Para autora, questionamentos como este e a própria ascensão de movimentos de direita radical são resultado da falta de autocrítica das esquerdas latino-americanas e também das direitas democráticas. É nesta brecha que ela espera ver o seu livro contribuindo para a discussão histórica.
“Cada uma dessas histórias é uma oportunidade, especialmente quando se pode voltar às fontes e conversar com essas pessoas, de ver como os pensamentos delas evoluíram desde os anos 70, quando elas tinham entre 19 e 30 anos. Hoje elas têm uma perspectiva muito interessante sobre seu próprio passado, que é de muito amor e muita convicção, mas também com elementos de autocrítica”, diz.

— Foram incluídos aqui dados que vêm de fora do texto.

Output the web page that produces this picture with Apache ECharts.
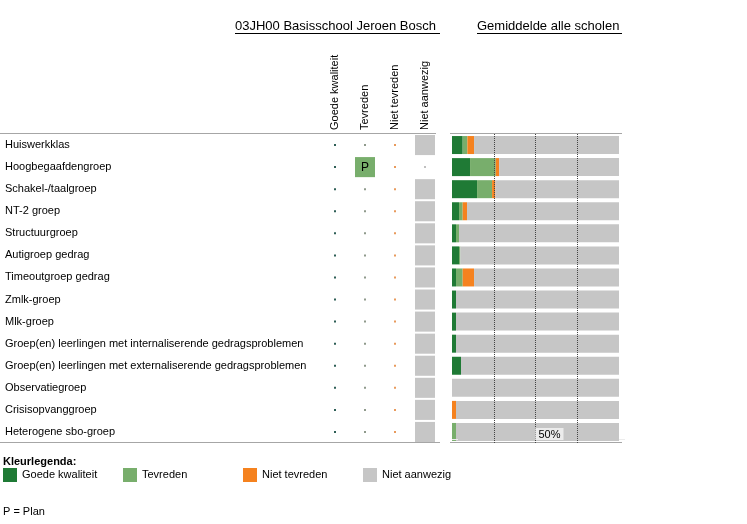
<!DOCTYPE html>
<html>
<head>
<meta charset="utf-8">
<script src="https://cdn.jsdelivr.net/npm/echarts@6/dist/echarts.min.js"></script>
<style>
html,body{margin:0;padding:0;background:#fff;}
#chart{width:747px;height:524px;}
</style>
</head>
<body>
<div id="chart"></div>
<script>
// groepen (rijen)
var groepen = ['Huiswerkklas','Hoogbegaafdengroep','Schakel-/taalgroep','NT-2 groep','Structuurgroep',
  'Autigroep gedrag','Timeoutgroep gedrag','Zmlk-groep','Mlk-groep',
  'Groep(en) leerlingen met internaliserende gedragsproblemen',
  'Groep(en) leerlingen met externaliserende gedragsproblemen',
  'Observatiegroep','Crisisopvanggroep','Heterogene sbo-groep'];
var kolommen = ['Goede kwaliteit','Tevreden','Niet tevreden','Niet aanwezig'];

// oordeel van de school per groep, P = plan
var schoolOordeel = ['Niet aanwezig','Tevreden','Niet aanwezig','Niet aanwezig','Niet aanwezig','Niet aanwezig',
  'Niet aanwezig','Niet aanwezig','Niet aanwezig','Niet aanwezig','Niet aanwezig','Niet aanwezig','Niet aanwezig','Niet aanwezig'];
var schoolPlan = [0,1,0,0,0,0,0,0,0,0,0,0,0,0];

// gemiddelde alle scholen (%)
var goedeKwaliteit = [6.4, 10.8, 15.0, 4.2, 2.4, 4.2, 2.4, 2.4, 2.4, 2.4, 5.4, 0, 0, 0];
var tevreden       = [2.8, 15.4, 9.0, 2.2, 1.8, 0.8, 4.0, 0, 0, 0, 0, 0, 0, 2.4];
var nietTevreden   = [4.0, 2.0, 2.0, 2.6, 0, 0, 6.8, 0, 0, 0, 0, 0, 2.4, 0];
var nietAanwezig   = [86.8, 71.8, 74.0, 91.0, 95.8, 95.0, 86.8, 97.6, 97.6, 97.6, 94.6, 100, 97.6, 97.6];
var verdeelLijnen = [25, 50, 75];

var kleuren = ['#1f7a35', '#78ae6c', '#f5821f', '#c6c6c6'];
var stipKleuren = ['#2e5e56', '#8f9a8c', '#e89a5c', '#c0c0c0'];
var font = 'Arial, "Liberation Sans", sans-serif';

var tabelData = [];
for (var i = 0; i < groepen.length; i++) {
  for (var j = 0; j < kolommen.length; j++) {
    tabelData.push([j, i]);
  }
}

var reeksen = [goedeKwaliteit, tevreden, nietTevreden, nietAanwezig];
var series = [];
series.push({
  type: 'custom',
  xAxisIndex: 0,
  yAxisIndex: 0,
  silent: true,
  data: tabelData,
  renderItem: function (params, api) {
    var j = api.value(0), i = api.value(1);
    var c = api.coord([j, i]);
    var s = api.size([1, 1]);
    if (kolommen[j] === schoolOordeel[i]) {
      var w = 20, h = s[1] - 2;
      var children = [{
        type: 'rect',
        shape: { x: c[0] - w / 2, y: c[1] - h / 2, width: w, height: h },
        style: { fill: kleuren[j] }
      }];
      if (schoolPlan[i]) {
        children.push({
          type: 'text',
          style: { text: 'P', x: c[0], y: c[1] + 1, align: 'center', verticalAlign: 'middle',
                   font: '12px ' + font, fill: '#000' }
        });
      }
      return { type: 'group', children: children };
    }
    return {
      type: 'rect',
      shape: { x: c[0] - 1, y: c[1] - 1, width: 2, height: 2 },
      style: { fill: stipKleuren[j] }
    };
  }
});
for (var k = 0; k < kolommen.length; k++) {
  var s = {
    name: kolommen[k],
    type: 'bar',
    stack: 'gem',
    xAxisIndex: 1,
    yAxisIndex: 1,
    barWidth: 18,
    silent: true,
    itemStyle: { color: kleuren[k] },
    data: reeksen[k]
  };
  if (k === kolommen.length - 1) {
    s.markLine = {
      silent: true,
      symbol: ['none', 'none'],
      label: { show: false },
      lineStyle: { type: 'dotted', color: '#444', width: 1 },
      z: 5,
      data: verdeelLijnen.map(function (v) { return { xAxis: v }; })
    };
  }
  series.push(s);
}

var legends = [];
var legendLeft = [3, 123, 243, 363];
for (var m = 0; m < kolommen.length; m++) {
  legends.push({
    left: legendLeft[m],
    top: 468,
    padding: 0,
    icon: 'rect',
    itemWidth: 14,
    itemHeight: 14,
    selectedMode: false,
    textStyle: { fontSize: 11, color: '#000', fontFamily: font },
    data: [kolommen[m]]
  });
}

var lijn = { stroke: '#a6a6a6', lineWidth: 1 };
var option = {
  animation: false,
  textStyle: { fontFamily: font },
  legend: legends,
  grid: [
    { left: 320, top: 134, width: 120, height: 309 },
    { left: 452, top: 134, width: 167, height: 309 }
  ],
  xAxis: [
    {
      gridIndex: 0, type: 'category', position: 'top', data: kolommen,
      axisLine: { show: false }, axisTick: { show: false },
      axisLabel: { rotate: -90, margin: 4, fontSize: 11, color: '#000', fontFamily: font }
    },
    {
      gridIndex: 1, type: 'value', min: 0, max: 100, interval: 50, z: 10,
      axisLine: { show: false }, axisTick: { show: false }, splitLine: { show: false },
      axisLabel: {
        inside: true, margin: 3, align: 'left', fontSize: 11, color: '#000', fontFamily: font,
        backgroundColor: '#ececec', padding: [1, 3, 0, 3],
        formatter: function (v) { return v === 50 ? '50%' : ''; }
      }
    }
  ],
  yAxis: [
    {
      gridIndex: 0, type: 'category', inverse: true, data: groepen,
      axisLine: { show: false }, axisTick: { show: false },
      axisLabel: { align: 'left', margin: 315, fontSize: 11, color: '#000', fontFamily: font }
    },
    {
      gridIndex: 1, type: 'category', inverse: true, data: groepen, show: false
    }
  ],
  graphic: [
    { type: 'text', left: 235, top: 20, style: { text: '03JH00 Basisschool Jeroen Bosch', font: '13px ' + font, fill: '#000' } },
    { type: 'line', shape: { x1: 235, y1: 33.5, x2: 440, y2: 33.5 }, style: { stroke: '#000', lineWidth: 1 } },
    { type: 'text', left: 477, top: 20, style: { text: 'Gemiddelde alle scholen', font: '13px ' + font, fill: '#000' } },
    { type: 'line', shape: { x1: 477, y1: 33.5, x2: 622, y2: 33.5 }, style: { stroke: '#000', lineWidth: 1 } },
    { type: 'line', shape: { x1: 0, y1: 133.5, x2: 436, y2: 133.5 }, style: lijn },
    { type: 'line', shape: { x1: 0, y1: 442.5, x2: 440, y2: 442.5 }, style: lijn },
    { type: 'line', shape: { x1: 450, y1: 133.5, x2: 622, y2: 133.5 }, style: lijn },
    { type: 'line', shape: { x1: 450, y1: 442.5, x2: 622, y2: 442.5 }, style: lijn },
    { type: 'text', left: 3, top: 456, style: { text: 'Kleurlegenda:', font: 'bold 11px ' + font, fill: '#000' } },
    { type: 'text', left: 3, top: 506, style: { text: 'P = Plan', font: '11px ' + font, fill: '#000' } }
  ],
  series: series
};

var myChart = echarts.init(document.getElementById('chart'));
myChart.setOption(option);
</script>
</body>
</html>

“E eu acredito que uma maneira de conter a ultradireita é começar a fazer uma autocrítica séria. É possível fazer uma leitura séria dos erros, porque isso também te dá autoridade para apontar os erros dos outros de uma maneira muito mais irrepreensível. Quando, por exemplo, Milei diz ‘cale-se, você colocou bombas nos jardins de infância’, a pessoa perde a luta porque a autocrítica deveria ter sido feita antes para que não tenham nada para te atacar”.

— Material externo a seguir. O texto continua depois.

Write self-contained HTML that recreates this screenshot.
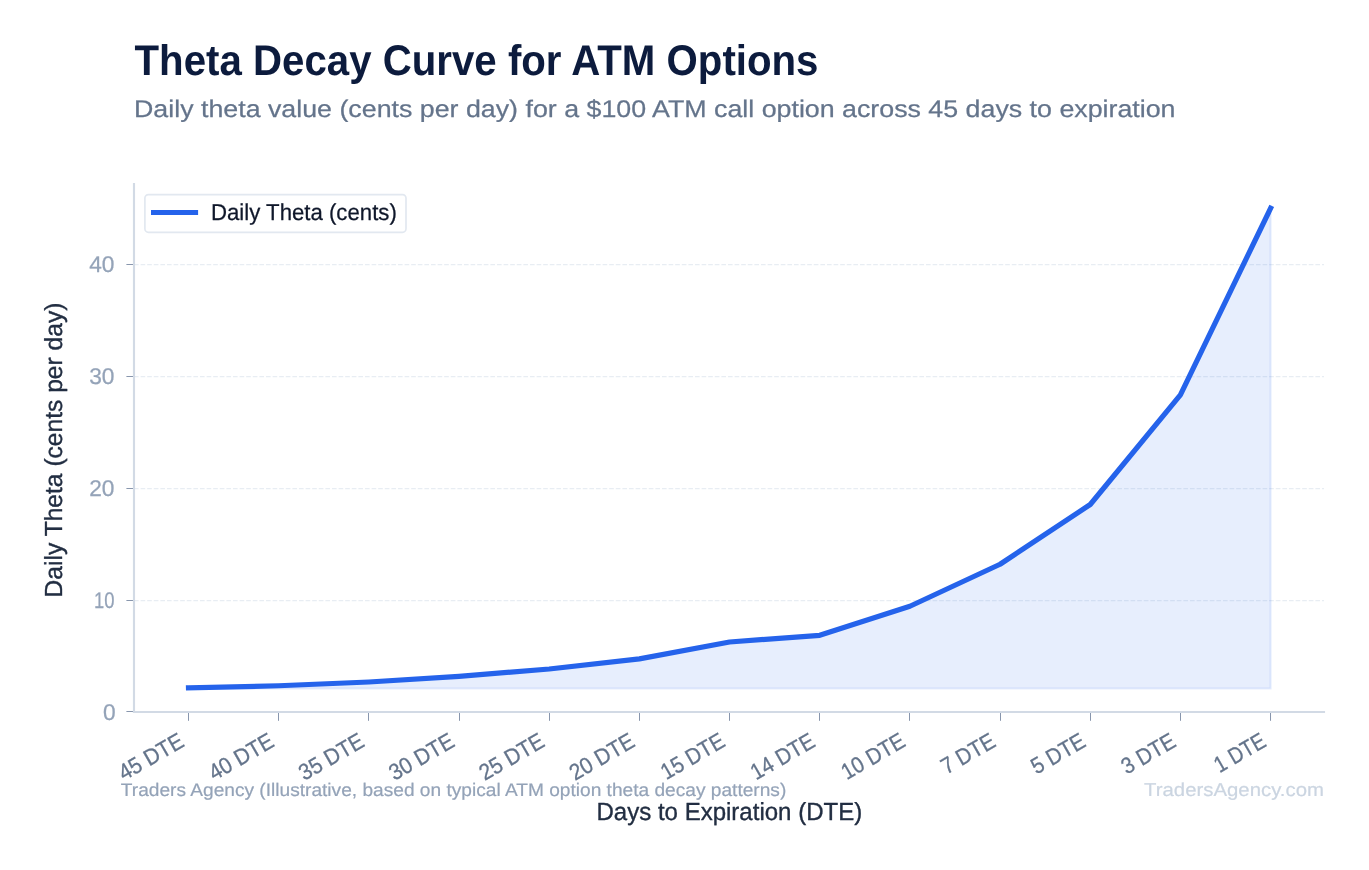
<!DOCTYPE html>
<html lang="en">
<head>
<meta charset="utf-8">
<title>Theta Decay Curve for ATM Options</title>
<style>
html,body{margin:0;padding:0;background:#ffffff;}
body{width:1369px;height:870px;overflow:hidden;position:relative;font-family:"Liberation Sans", sans-serif;}
svg text{font-family:"Liberation Sans", sans-serif;text-rendering:geometricPrecision;}
</style>
</head>
<body>
<svg width="1369" height="870" viewBox="0 0 1369 870" style="position:absolute;left:0;top:0;display:block;will-change:transform">
<rect x="0" y="0" width="1369" height="870" fill="#ffffff"/>
<line x1="134.0" y1="600.50" x2="1324.0" y2="600.50" stroke="#e2e8f0" stroke-width="1.25" stroke-dasharray="4.6 2" stroke-opacity="0.8"/>
<line x1="134.0" y1="488.50" x2="1324.0" y2="488.50" stroke="#e2e8f0" stroke-width="1.25" stroke-dasharray="4.6 2" stroke-opacity="0.8"/>
<line x1="134.0" y1="376.50" x2="1324.0" y2="376.50" stroke="#e2e8f0" stroke-width="1.25" stroke-dasharray="4.6 2" stroke-opacity="0.8"/>
<line x1="134.0" y1="264.50" x2="1324.0" y2="264.50" stroke="#e2e8f0" stroke-width="1.25" stroke-dasharray="4.6 2" stroke-opacity="0.8"/>
<polygon points="188.50,688.50 188.50,687.90 278.68,685.75 368.85,682.00 459.02,676.40 549.20,669.00 639.38,658.90 729.55,642.00 819.73,635.30 909.90,606.25 1000.07,564.25 1090.25,504.50 1180.42,394.80 1270.60,208.30 1270.60,688.50" fill="#2563eb" fill-opacity="0.11" stroke="#2563eb" stroke-opacity="0.11" stroke-width="2.08" stroke-linejoin="miter"/>
<polyline points="188.50,687.90 278.68,685.75 368.85,682.00 459.02,676.40 549.20,669.00 639.38,658.90 729.55,642.00 819.73,635.30 909.90,606.25 1000.07,564.25 1090.25,504.50 1180.42,394.80 1270.60,208.30" fill="none" stroke="#2563eb" stroke-width="5.2" stroke-linecap="square" stroke-linejoin="round"/>
<line x1="134.0" y1="184.0" x2="134.0" y2="712.0" stroke="#d2dae5" stroke-width="2.08" stroke-linecap="square"/>
<line x1="134.0" y1="712.0" x2="1324.0" y2="712.0" stroke="#d2dae5" stroke-width="2.08" stroke-linecap="square"/>
<line x1="126.40" y1="711.50" x2="134.0" y2="711.50" stroke="#8896ad" stroke-width="1.04"/>
<line x1="126.40" y1="600.50" x2="134.0" y2="600.50" stroke="#8896ad" stroke-width="1.04"/>
<line x1="126.40" y1="488.50" x2="134.0" y2="488.50" stroke="#8896ad" stroke-width="1.04"/>
<line x1="126.40" y1="376.50" x2="134.0" y2="376.50" stroke="#8896ad" stroke-width="1.04"/>
<line x1="126.40" y1="264.50" x2="134.0" y2="264.50" stroke="#8896ad" stroke-width="1.04"/>
<line x1="188.50" y1="712.0" x2="188.50" y2="720.80" stroke="#8896ad" stroke-width="1.04"/>
<line x1="278.50" y1="712.0" x2="278.50" y2="720.80" stroke="#8896ad" stroke-width="1.04"/>
<line x1="368.50" y1="712.0" x2="368.50" y2="720.80" stroke="#8896ad" stroke-width="1.04"/>
<line x1="459.50" y1="712.0" x2="459.50" y2="720.80" stroke="#8896ad" stroke-width="1.04"/>
<line x1="549.50" y1="712.0" x2="549.50" y2="720.80" stroke="#8896ad" stroke-width="1.04"/>
<line x1="639.50" y1="712.0" x2="639.50" y2="720.80" stroke="#8896ad" stroke-width="1.04"/>
<line x1="729.50" y1="712.0" x2="729.50" y2="720.80" stroke="#8896ad" stroke-width="1.04"/>
<line x1="819.50" y1="712.0" x2="819.50" y2="720.80" stroke="#8896ad" stroke-width="1.04"/>
<line x1="909.50" y1="712.0" x2="909.50" y2="720.80" stroke="#8896ad" stroke-width="1.04"/>
<line x1="1000.50" y1="712.0" x2="1000.50" y2="720.80" stroke="#8896ad" stroke-width="1.04"/>
<line x1="1090.50" y1="712.0" x2="1090.50" y2="720.80" stroke="#8896ad" stroke-width="1.04"/>
<line x1="1180.50" y1="712.0" x2="1180.50" y2="720.80" stroke="#8896ad" stroke-width="1.04"/>
<line x1="1270.50" y1="712.0" x2="1270.50" y2="720.80" stroke="#8896ad" stroke-width="1.04"/>
<line x1="134.0" y1="184.0" x2="134.0" y2="712.0" stroke="#d2dae5" stroke-width="2.08" stroke-linecap="square"/>
<line x1="134.0" y1="712.0" x2="1324.0" y2="712.0" stroke="#d2dae5" stroke-width="2.08" stroke-linecap="square"/>
<text id="yt0" x="115.60" y="719.75" font-size="22.7" fill="#94a3b8" stroke="#94a3b8" stroke-width="0.25" stroke-linejoin="round" text-anchor="end">0</text>
<text id="yt10" x="114.60" y="607.85" font-size="22.7" fill="#94a3b8" stroke="#94a3b8" stroke-width="0.25" stroke-linejoin="round" text-anchor="end" textLength="20.50" lengthAdjust="spacingAndGlyphs">10</text>
<text id="yt20" x="114.40" y="495.95" font-size="22.7" fill="#94a3b8" stroke="#94a3b8" stroke-width="0.25" stroke-linejoin="round" text-anchor="end">20</text>
<text id="yt30" x="114.40" y="384.05" font-size="22.7" fill="#94a3b8" stroke="#94a3b8" stroke-width="0.25" stroke-linejoin="round" text-anchor="end">30</text>
<text id="yt40" x="114.40" y="272.15" font-size="22.7" fill="#94a3b8" stroke="#94a3b8" stroke-width="0.25" stroke-linejoin="round" text-anchor="end">40</text>
<text id="xt0" x="185.50" y="745.50" font-size="22.7" fill="#64748b" stroke="#64748b" stroke-width="0.3" stroke-linejoin="round" text-anchor="end" textLength="71.00" lengthAdjust="spacingAndGlyphs" transform="rotate(-30 185.50 745.50)">45 DTE</text>
<text id="xt1" x="275.68" y="745.50" font-size="22.7" fill="#64748b" stroke="#64748b" stroke-width="0.3" stroke-linejoin="round" text-anchor="end" textLength="71.00" lengthAdjust="spacingAndGlyphs" transform="rotate(-30 275.68 745.50)">40 DTE</text>
<text id="xt2" x="365.85" y="745.50" font-size="22.7" fill="#64748b" stroke="#64748b" stroke-width="0.3" stroke-linejoin="round" text-anchor="end" textLength="71.00" lengthAdjust="spacingAndGlyphs" transform="rotate(-30 365.85 745.50)">35 DTE</text>
<text id="xt3" x="456.02" y="745.50" font-size="22.7" fill="#64748b" stroke="#64748b" stroke-width="0.3" stroke-linejoin="round" text-anchor="end" textLength="71.00" lengthAdjust="spacingAndGlyphs" transform="rotate(-30 456.02 745.50)">30 DTE</text>
<text id="xt4" x="546.20" y="745.50" font-size="22.7" fill="#64748b" stroke="#64748b" stroke-width="0.3" stroke-linejoin="round" text-anchor="end" textLength="71.00" lengthAdjust="spacingAndGlyphs" transform="rotate(-30 546.20 745.50)">25 DTE</text>
<text id="xt5" x="636.38" y="745.50" font-size="22.7" fill="#64748b" stroke="#64748b" stroke-width="0.3" stroke-linejoin="round" text-anchor="end" textLength="71.00" lengthAdjust="spacingAndGlyphs" transform="rotate(-30 636.38 745.50)">20 DTE</text>
<text id="xt6" x="726.55" y="745.50" font-size="22.7" fill="#64748b" stroke="#64748b" stroke-width="0.3" stroke-linejoin="round" text-anchor="end" textLength="69.50" lengthAdjust="spacingAndGlyphs" transform="rotate(-30 726.55 745.50)">15 DTE</text>
<text id="xt7" x="816.73" y="745.50" font-size="22.7" fill="#64748b" stroke="#64748b" stroke-width="0.3" stroke-linejoin="round" text-anchor="end" textLength="70.00" lengthAdjust="spacingAndGlyphs" transform="rotate(-30 816.73 745.50)">14 DTE</text>
<text id="xt8" x="906.90" y="745.50" font-size="22.7" fill="#64748b" stroke="#64748b" stroke-width="0.3" stroke-linejoin="round" text-anchor="end" textLength="69.50" lengthAdjust="spacingAndGlyphs" transform="rotate(-30 906.90 745.50)">10 DTE</text>
<text id="xt9" x="997.07" y="745.50" font-size="22.7" fill="#64748b" stroke="#64748b" stroke-width="0.3" stroke-linejoin="round" text-anchor="end" textLength="58.50" lengthAdjust="spacingAndGlyphs" transform="rotate(-30 997.07 745.50)">7 DTE</text>
<text id="xt10" x="1087.25" y="745.50" font-size="22.7" fill="#64748b" stroke="#64748b" stroke-width="0.3" stroke-linejoin="round" text-anchor="end" textLength="58.50" lengthAdjust="spacingAndGlyphs" transform="rotate(-30 1087.25 745.50)">5 DTE</text>
<text id="xt11" x="1177.42" y="745.50" font-size="22.7" fill="#64748b" stroke="#64748b" stroke-width="0.3" stroke-linejoin="round" text-anchor="end" textLength="58.50" lengthAdjust="spacingAndGlyphs" transform="rotate(-30 1177.42 745.50)">3 DTE</text>
<text id="xt12" x="1267.60" y="745.50" font-size="22.7" fill="#64748b" stroke="#64748b" stroke-width="0.3" stroke-linejoin="round" text-anchor="end" textLength="55.50" lengthAdjust="spacingAndGlyphs" transform="rotate(-30 1267.60 745.50)">1 DTE</text>
<rect x="144.9" y="194.6" width="261.1" height="37.7" rx="3.5" ry="3.5" fill="#ffffff" stroke="#e2e8f0" stroke-width="1.67"/>
<line x1="153.6" y1="212.5" x2="195.5" y2="212.5" stroke="#2563eb" stroke-width="5.2" stroke-linecap="square"/>
<text id="leg" x="211.00" y="220.20" font-size="23.0" fill="#0f172a" stroke="#0f172a" stroke-width="0.25" stroke-linejoin="round" textLength="185.80" lengthAdjust="spacingAndGlyphs">Daily Theta (cents)</text>
<text id="title" x="134.50" y="74.80" font-size="42.9" fill="#0c1b3d" font-weight="bold" textLength="684.00" lengthAdjust="spacingAndGlyphs">Theta Decay Curve for ATM Options</text>
<text id="sub" x="134.00" y="116.60" font-size="24.0" fill="#64748b" stroke="#64748b" stroke-width="0.25" stroke-linejoin="round" textLength="1041.50" lengthAdjust="spacingAndGlyphs">Daily theta value (cents per day) for a $100 ATM call option across 45 days to expiration</text>
<text id="xl" x="729.35" y="820.00" font-size="24.7" fill="#222e42" stroke="#222e42" stroke-width="0.35" stroke-linejoin="round" text-anchor="middle" textLength="265.70" lengthAdjust="spacingAndGlyphs">Days to Expiration (DTE)</text>
<text id="yl" x="62.25" y="450.00" font-size="24.7" fill="#222e42" stroke="#222e42" stroke-width="0.35" stroke-linejoin="round" text-anchor="middle" textLength="294.80" lengthAdjust="spacingAndGlyphs" transform="rotate(-90 62.25 450.00)">Daily Theta (cents per day)</text>
<text id="src" x="120.80" y="795.80" font-size="18.2" fill="#94a3b8" stroke="#94a3b8" stroke-width="0.2" stroke-linejoin="round" textLength="665.50" lengthAdjust="spacingAndGlyphs">Traders Agency (Illustrative, based on typical ATM option theta decay patterns)</text>
<text id="wm" x="1324.00" y="796.40" font-size="18.7" fill="#cbd5e1" stroke="#cbd5e1" stroke-width="0.2" stroke-linejoin="round" text-anchor="end" textLength="180.00" lengthAdjust="spacingAndGlyphs">TradersAgency.com</text>
</svg>
</body>
</html>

Em 2023, o então candidato Javier Milei acusou a também candidata Patricia Bullrich de ter plantado bombas em jardins de infância quando atuava no movimento Montoneros - algo que ela negou e processou Milei.
“A possibilidade que alguém tem de trazer de volta ao discurso e à discussão pública eventos do passado ou dos anos 70, um momento em que se pensou na possibilidade de o mundo ser governado por outras leis sociais e políticas, mas é fundamental voltar de uma maneira mais atualizada”, finaliza a jornalista.